- Artist: Roy Lichtenstein
- Year: 1961
- Movement: Pop art
- Dimensions: 174 cm × 174 cm (68.5 in × 68.5 in)
- Location: Tehran Museum of Contemporary Art;

= Roto Broil =

Painting by Roy Lichtenstein

Roto Broil is a 1961 pop art painting done in oil and graphite on canvas by Roy Lichtenstein. It was one of the consumer goods paintings made in the early 1960s that "made a splash, sold well and immediately polarized the critics."

==History==
The subject of Roto Broil comes from a packaging carton. When Lichtenstein had his first solo show at The Leo Castelli Gallery in February 1962, it sold out before opening. Roto Broil was one of the works that Lichtenstein exhibited at that show. The work was acquired at Sotheby's, New York on October 21, 1976 for US$75,000.

==Details==
Roto Broil is part of a 1961 trilogy of common commercial goods (along with Electric Cord and Turkey) that are considered his first "full-fledged images". They are reduce the narrative and highlight the "purely representational and explanatory value". This begins a period in which he presents bright objects in space for perusal. It was among the pop works that "...shocked viewers with their confrontational banality..."
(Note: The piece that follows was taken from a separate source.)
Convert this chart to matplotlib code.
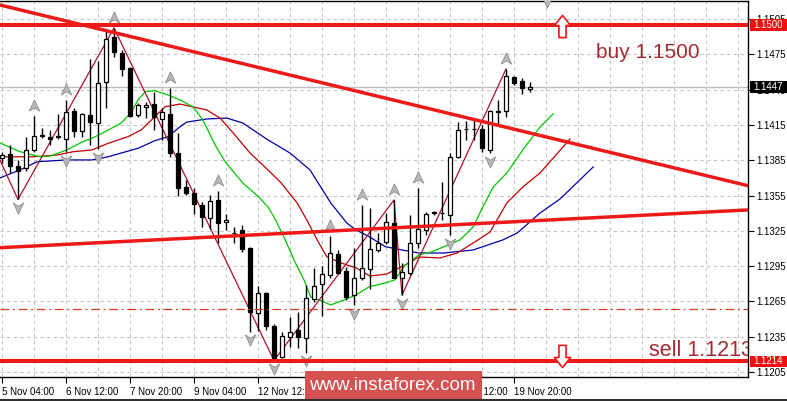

Drawn from advertising, Roto Broil represents Lichtenstein's talent for depicting his source material in "unified, powerful and coherent formal structures" without his audience losing its connection to the source, while physically and powerfully expressing the key elements of his art — "colour, line, form, composition and so on." According to Modern Art: Impressionism to Post-Modernism, the appliance itself, placed symmetrically against a uniform field of red, is treated in terms of bold simplified masses of black and white. Particularly striking is the rendering of the drainage holes in the frying-pan as black discs which take on a life of their own in the same way as they would in a completely abstract painting…The symmetry of the composition is calculatedly broken by the black lines (paradoxically indicating highlights) on the right side of the appliance and by the protruding handle of the pan on the same side.

Roto Broil presents its subject in its entirety with no distracting objects, but with no supporting planar surface. Thus, "It occupies the picture-plane emblematically, centralized and head-on." The "frontal and centralized presentation"'s directness lacked the sophistication to market the images of household goods for advertising but was considered daring artistically.
The featured item was produced by Leon Klinghoffers company.